● What you should do
Repeat everything in the material exactly.

● Provided material
____________________

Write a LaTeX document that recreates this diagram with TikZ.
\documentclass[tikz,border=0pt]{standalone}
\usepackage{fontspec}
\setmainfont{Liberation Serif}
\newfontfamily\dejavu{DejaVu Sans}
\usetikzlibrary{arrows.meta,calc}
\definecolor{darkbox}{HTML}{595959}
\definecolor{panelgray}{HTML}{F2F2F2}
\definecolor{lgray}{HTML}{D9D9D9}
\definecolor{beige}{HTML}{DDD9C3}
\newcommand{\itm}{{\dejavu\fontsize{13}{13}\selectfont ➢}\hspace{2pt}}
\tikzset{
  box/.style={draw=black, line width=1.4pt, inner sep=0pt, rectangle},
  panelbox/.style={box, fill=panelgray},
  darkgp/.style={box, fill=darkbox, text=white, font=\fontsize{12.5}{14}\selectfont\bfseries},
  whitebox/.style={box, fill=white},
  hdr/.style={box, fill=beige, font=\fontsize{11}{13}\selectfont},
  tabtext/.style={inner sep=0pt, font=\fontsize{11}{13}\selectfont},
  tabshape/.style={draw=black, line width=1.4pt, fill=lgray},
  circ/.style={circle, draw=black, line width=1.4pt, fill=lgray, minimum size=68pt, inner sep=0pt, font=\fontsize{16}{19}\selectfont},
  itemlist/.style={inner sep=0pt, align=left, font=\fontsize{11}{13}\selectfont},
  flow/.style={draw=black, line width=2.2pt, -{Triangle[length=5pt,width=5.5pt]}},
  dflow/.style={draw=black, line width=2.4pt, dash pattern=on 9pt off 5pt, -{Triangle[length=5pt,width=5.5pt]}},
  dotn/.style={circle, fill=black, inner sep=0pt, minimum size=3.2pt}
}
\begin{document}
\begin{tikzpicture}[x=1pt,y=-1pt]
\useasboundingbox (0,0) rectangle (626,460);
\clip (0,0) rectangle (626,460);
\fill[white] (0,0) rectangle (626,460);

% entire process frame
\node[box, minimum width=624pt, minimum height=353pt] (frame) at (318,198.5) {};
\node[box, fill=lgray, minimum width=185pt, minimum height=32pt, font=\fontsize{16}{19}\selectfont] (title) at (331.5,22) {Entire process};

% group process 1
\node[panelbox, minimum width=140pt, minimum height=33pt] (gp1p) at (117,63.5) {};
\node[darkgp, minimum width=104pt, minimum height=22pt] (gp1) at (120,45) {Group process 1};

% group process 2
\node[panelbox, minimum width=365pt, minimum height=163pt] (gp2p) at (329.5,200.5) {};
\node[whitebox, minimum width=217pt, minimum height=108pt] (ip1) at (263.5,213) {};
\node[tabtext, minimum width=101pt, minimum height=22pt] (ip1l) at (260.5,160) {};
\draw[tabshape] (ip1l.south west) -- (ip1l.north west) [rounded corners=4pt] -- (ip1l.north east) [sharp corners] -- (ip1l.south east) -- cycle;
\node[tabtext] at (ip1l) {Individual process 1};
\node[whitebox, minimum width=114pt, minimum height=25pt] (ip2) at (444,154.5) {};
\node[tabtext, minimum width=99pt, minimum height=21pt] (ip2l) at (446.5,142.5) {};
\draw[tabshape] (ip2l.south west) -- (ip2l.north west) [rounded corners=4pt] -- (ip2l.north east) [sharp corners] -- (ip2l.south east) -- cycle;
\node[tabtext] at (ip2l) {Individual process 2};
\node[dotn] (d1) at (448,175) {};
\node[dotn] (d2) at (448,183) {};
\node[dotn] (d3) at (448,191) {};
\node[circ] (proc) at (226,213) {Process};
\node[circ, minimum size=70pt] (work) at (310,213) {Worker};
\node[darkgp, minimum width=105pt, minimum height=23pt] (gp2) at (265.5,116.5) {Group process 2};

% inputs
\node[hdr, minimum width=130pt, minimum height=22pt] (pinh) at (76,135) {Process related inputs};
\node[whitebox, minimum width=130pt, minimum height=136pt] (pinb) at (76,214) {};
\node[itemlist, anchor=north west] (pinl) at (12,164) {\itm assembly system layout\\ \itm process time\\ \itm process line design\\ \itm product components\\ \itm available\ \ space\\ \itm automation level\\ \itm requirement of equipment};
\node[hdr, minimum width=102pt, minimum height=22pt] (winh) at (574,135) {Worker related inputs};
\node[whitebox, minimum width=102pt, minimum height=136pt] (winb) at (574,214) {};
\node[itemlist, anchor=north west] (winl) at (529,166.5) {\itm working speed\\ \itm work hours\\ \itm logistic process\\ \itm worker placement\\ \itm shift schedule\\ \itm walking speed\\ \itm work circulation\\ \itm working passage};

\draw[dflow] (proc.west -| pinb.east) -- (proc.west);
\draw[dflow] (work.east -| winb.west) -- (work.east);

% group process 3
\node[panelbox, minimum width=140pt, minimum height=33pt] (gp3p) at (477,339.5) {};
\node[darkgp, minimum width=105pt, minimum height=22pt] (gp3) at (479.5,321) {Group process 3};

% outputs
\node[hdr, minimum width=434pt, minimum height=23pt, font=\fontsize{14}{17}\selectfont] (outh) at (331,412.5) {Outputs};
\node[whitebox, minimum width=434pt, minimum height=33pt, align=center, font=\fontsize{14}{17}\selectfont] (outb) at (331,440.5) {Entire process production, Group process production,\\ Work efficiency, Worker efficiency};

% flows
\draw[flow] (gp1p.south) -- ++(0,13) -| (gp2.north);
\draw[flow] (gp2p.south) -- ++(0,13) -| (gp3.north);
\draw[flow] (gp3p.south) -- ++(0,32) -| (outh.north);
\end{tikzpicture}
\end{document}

____________________

● Result for this task
Write a LaTeX document that recreates this diagram with TikZ.
\documentclass[tikz,border=0pt]{standalone}
\usepackage{fontspec}
\setmainfont{Liberation Serif}
\newfontfamily\dejavu{DejaVu Sans}
\usetikzlibrary{arrows.meta,calc}
\definecolor{darkbox}{HTML}{595959}
\definecolor{panelgray}{HTML}{F2F2F2}
\definecolor{lgray}{HTML}{D9D9D9}
\definecolor{beige}{HTML}{DDD9C3}
\newcommand{\itm}{{\dejavu\fontsize{13}{13}\selectfont ➢}\hspace{2pt}}
\tikzset{
  box/.style={draw=black, line width=1.4pt, inner sep=0pt, rectangle},
  panelbox/.style={box, fill=panelgray},
  darkgp/.style={box, fill=darkbox, text=white, font=\fontsize{12.5}{14}\selectfont\bfseries},
  whitebox/.style={box, fill=white},
  hdr/.style={box, fill=beige, font=\fontsize{11}{13}\selectfont},
  tabtext/.style={inner sep=0pt, font=\fontsize{11}{13}\selectfont},
  tabshape/.style={draw=black, line width=1.4pt, fill=lgray},
  circ/.style={circle, draw=black, line width=1.4pt, fill=lgray, minimum size=68pt, inner sep=0pt, font=\fontsize{16}{19}\selectfont},
  itemlist/.style={inner sep=0pt, align=left, font=\fontsize{11}{13}\selectfont},
  flow/.style={draw=black, line width=2.2pt, -{Triangle[length=5pt,width=5.5pt]}},
  dflow/.style={draw=black, line width=2.4pt, dash pattern=on 9pt off 5pt, -{Triangle[length=5pt,width=5.5pt]}},
  dotn/.style={circle, fill=black, inner sep=0pt, minimum size=3.2pt}
}
\begin{document}
\begin{tikzpicture}[x=1pt,y=-1pt]
\useasboundingbox (0,0) rectangle (626,460);
\clip (0,0) rectangle (626,460);
\fill[white] (0,0) rectangle (626,460);

% entire process frame
\node[box, minimum width=624pt, minimum height=353pt] (frame) at (318,198.5) {};
\node[box, fill=lgray, minimum width=185pt, minimum height=32pt, font=\fontsize{16}{19}\selectfont] (title) at (331.5,22) {Entire process};

% group process 1
\node[panelbox, minimum width=140pt, minimum height=33pt] (gp1p) at (117,63.5) {};
\node[darkgp, minimum width=104pt, minimum height=22pt] (gp1) at (120,45) {Group process 1};

% group process 2
\node[panelbox, minimum width=365pt, minimum height=163pt] (gp2p) at (329.5,200.5) {};
\node[whitebox, minimum width=217pt, minimum height=108pt] (ip1) at (263.5,213) {};
\node[tabtext, minimum width=101pt, minimum height=22pt] (ip1l) at (260.5,160) {};
\draw[tabshape] (ip1l.south west) -- (ip1l.north west) [rounded corners=4pt] -- (ip1l.north east) [sharp corners] -- (ip1l.south east) -- cycle;
\node[tabtext] at (ip1l) {Individual process 1};
\node[whitebox, minimum width=114pt, minimum height=25pt] (ip2) at (444,154.5) {};
\node[tabtext, minimum width=99pt, minimum height=21pt] (ip2l) at (446.5,142.5) {};
\draw[tabshape] (ip2l.south west) -- (ip2l.north west) [rounded corners=4pt] -- (ip2l.north east) [sharp corners] -- (ip2l.south east) -- cycle;
\node[tabtext] at (ip2l) {Individual process 2};
\node[dotn] (d1) at (448,175) {};
\node[dotn] (d2) at (448,183) {};
\node[dotn] (d3) at (448,191) {};
\node[circ] (proc) at (226,213) {Process};
\node[circ, minimum size=70pt] (work) at (310,213) {Worker};
\node[darkgp, minimum width=105pt, minimum height=23pt] (gp2) at (265.5,116.5) {Group process 2};

% inputs
\node[hdr, minimum width=130pt, minimum height=22pt] (pinh) at (76,135) {Process related inputs};
\node[whitebox, minimum width=130pt, minimum height=136pt] (pinb) at (76,214) {};
\node[itemlist, anchor=north west] (pinl) at (12,164) {\itm assembly system layout\\ \itm process time\\ \itm process line design\\ \itm product components\\ \itm available\ \ space\\ \itm automation level\\ \itm requirement of equipment};
\node[hdr, minimum width=102pt, minimum height=22pt] (winh) at (574,135) {Worker related inputs};
\node[whitebox, minimum width=102pt, minimum height=136pt] (winb) at (574,214) {};
\node[itemlist, anchor=north west] (winl) at (529,166.5) {\itm working speed\\ \itm work hours\\ \itm logistic process\\ \itm worker placement\\ \itm shift schedule\\ \itm walking speed\\ \itm work circulation\\ \itm working passage};

\draw[dflow] (proc.west -| pinb.east) -- (proc.west);
\draw[dflow] (work.east -| winb.west) -- (work.east);

% group process 3
\node[panelbox, minimum width=140pt, minimum height=33pt] (gp3p) at (477,339.5) {};
\node[darkgp, minimum width=105pt, minimum height=22pt] (gp3) at (479.5,321) {Group process 3};

% outputs
\node[hdr, minimum width=434pt, minimum height=23pt, font=\fontsize{14}{17}\selectfont] (outh) at (331,412.5) {Outputs};
\node[whitebox, minimum width=434pt, minimum height=33pt, align=center, font=\fontsize{14}{17}\selectfont] (outb) at (331,440.5) {Entire process production, Group process production,\\ Work efficiency, Worker efficiency};

% flows
\draw[flow] (gp1p.south) -- ++(0,13) -| (gp2.north);
\draw[flow] (gp2p.south) -- ++(0,13) -| (gp3.north);
\draw[flow] (gp3p.south) -- ++(0,32) -| (outh.north);
\end{tikzpicture}
\end{document}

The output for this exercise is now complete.